── MATERIALS PROVIDED ──

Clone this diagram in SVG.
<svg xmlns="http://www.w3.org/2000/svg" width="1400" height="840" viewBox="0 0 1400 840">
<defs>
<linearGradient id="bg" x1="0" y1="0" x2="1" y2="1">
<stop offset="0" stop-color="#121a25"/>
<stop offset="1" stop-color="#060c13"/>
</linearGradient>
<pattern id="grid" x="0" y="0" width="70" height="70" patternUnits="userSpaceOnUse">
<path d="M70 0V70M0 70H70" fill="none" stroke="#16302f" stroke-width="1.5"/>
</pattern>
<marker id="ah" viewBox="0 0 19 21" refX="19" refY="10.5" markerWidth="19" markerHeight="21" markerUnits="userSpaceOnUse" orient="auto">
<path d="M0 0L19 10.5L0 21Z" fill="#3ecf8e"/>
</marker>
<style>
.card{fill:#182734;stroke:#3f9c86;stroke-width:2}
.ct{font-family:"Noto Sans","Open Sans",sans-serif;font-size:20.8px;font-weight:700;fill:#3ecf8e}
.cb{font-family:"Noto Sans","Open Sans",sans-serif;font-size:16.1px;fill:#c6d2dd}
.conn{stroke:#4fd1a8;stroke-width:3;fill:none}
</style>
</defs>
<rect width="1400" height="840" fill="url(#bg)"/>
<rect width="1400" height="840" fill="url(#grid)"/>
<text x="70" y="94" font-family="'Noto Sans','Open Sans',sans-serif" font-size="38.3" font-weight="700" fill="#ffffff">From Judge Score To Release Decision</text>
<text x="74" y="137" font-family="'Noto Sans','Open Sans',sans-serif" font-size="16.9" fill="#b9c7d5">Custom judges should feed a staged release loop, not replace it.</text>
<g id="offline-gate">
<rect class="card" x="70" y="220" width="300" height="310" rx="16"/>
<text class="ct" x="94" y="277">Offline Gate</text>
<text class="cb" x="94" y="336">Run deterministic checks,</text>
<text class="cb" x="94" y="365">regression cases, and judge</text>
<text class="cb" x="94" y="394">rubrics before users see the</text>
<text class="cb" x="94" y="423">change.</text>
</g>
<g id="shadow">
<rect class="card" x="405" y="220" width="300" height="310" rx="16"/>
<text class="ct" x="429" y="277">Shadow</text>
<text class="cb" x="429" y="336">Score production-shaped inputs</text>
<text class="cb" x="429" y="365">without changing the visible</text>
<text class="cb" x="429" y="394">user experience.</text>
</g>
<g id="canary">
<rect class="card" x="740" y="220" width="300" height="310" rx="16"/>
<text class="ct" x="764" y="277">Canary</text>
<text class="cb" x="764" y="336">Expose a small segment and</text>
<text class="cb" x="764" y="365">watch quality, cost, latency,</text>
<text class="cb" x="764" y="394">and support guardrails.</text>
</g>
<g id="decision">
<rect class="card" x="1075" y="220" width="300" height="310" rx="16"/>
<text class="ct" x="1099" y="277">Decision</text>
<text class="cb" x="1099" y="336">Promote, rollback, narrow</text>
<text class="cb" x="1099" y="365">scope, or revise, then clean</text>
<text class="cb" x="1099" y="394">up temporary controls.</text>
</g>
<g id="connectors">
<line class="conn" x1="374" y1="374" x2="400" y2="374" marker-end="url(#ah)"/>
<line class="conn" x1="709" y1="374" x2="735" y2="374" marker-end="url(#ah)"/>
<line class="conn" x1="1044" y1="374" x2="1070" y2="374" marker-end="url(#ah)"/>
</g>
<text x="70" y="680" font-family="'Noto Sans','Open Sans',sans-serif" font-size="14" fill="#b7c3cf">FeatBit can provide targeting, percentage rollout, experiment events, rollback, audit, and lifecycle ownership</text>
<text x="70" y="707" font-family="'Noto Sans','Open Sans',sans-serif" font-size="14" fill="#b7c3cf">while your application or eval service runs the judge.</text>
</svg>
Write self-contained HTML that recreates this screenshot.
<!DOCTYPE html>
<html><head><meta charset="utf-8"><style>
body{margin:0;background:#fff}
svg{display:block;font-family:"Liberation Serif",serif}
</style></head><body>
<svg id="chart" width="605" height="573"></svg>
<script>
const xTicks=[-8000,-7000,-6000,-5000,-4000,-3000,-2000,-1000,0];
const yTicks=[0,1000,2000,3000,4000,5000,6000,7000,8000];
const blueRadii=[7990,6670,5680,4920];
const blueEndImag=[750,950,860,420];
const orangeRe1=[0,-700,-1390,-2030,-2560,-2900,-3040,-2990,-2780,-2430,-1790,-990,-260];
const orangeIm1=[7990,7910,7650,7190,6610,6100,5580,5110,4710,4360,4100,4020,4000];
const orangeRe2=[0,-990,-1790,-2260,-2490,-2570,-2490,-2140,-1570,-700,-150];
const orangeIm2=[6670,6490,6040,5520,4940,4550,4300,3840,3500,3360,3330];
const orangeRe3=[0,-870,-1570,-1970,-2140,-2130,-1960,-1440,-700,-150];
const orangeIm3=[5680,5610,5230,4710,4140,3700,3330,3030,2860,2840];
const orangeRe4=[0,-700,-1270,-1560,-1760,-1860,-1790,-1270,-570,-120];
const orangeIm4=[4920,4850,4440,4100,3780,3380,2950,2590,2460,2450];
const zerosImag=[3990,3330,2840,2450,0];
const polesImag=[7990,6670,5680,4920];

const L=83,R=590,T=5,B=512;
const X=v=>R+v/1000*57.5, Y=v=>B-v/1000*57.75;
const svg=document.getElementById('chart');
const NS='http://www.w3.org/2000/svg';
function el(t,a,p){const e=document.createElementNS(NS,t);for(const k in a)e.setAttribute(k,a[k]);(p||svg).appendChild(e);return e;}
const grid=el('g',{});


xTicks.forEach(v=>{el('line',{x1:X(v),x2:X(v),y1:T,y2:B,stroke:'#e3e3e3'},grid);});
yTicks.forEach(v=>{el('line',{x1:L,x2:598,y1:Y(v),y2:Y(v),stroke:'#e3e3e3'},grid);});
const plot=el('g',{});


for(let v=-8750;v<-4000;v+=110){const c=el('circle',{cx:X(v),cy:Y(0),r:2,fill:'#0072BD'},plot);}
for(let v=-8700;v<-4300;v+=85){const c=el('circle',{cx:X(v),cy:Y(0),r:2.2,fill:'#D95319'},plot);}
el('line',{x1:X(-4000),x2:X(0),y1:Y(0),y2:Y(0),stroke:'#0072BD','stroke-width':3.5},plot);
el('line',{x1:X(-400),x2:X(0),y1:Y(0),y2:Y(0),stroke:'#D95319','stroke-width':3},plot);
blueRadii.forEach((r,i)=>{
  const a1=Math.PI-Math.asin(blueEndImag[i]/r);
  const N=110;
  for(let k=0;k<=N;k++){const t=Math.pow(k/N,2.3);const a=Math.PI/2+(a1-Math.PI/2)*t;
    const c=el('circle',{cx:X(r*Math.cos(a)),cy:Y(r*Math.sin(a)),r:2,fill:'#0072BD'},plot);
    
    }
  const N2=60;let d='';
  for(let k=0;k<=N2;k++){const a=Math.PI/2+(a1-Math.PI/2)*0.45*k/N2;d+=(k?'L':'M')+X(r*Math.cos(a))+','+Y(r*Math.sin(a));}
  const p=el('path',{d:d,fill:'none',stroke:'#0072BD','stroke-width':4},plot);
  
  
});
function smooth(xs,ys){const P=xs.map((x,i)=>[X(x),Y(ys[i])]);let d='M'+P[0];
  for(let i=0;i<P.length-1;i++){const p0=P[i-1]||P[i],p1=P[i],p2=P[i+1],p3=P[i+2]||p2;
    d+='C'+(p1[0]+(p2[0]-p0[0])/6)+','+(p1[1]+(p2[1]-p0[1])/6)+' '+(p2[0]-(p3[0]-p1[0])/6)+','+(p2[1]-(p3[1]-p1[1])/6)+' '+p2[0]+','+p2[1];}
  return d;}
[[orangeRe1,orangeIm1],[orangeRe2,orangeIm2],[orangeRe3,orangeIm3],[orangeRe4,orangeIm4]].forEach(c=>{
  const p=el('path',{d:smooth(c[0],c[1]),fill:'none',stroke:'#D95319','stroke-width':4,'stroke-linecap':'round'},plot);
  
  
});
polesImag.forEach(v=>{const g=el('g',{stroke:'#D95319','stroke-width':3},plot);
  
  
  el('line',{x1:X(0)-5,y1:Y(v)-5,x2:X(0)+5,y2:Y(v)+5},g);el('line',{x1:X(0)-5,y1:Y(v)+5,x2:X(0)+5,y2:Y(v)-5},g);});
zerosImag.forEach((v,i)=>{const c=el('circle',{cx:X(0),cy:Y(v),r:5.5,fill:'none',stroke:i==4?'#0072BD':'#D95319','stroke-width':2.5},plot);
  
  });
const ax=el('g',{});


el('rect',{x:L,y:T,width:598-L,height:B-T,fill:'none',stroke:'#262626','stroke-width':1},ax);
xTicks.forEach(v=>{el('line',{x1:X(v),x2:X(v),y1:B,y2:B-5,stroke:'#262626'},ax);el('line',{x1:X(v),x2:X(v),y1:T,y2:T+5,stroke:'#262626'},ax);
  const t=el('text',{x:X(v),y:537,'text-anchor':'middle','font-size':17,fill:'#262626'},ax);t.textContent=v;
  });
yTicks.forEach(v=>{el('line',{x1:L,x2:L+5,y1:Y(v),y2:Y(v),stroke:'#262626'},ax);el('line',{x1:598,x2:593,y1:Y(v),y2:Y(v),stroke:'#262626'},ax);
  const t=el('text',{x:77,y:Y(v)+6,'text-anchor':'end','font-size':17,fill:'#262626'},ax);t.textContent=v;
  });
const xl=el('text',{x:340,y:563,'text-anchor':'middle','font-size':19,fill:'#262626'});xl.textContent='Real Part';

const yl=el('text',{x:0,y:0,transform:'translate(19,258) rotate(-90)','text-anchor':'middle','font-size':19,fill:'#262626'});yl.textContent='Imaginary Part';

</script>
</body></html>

───

Within the listing above, find every line containing the string "this" and return it.

Clone this diagram in SVG.
Write self-contained HTML that recreates this screenshot.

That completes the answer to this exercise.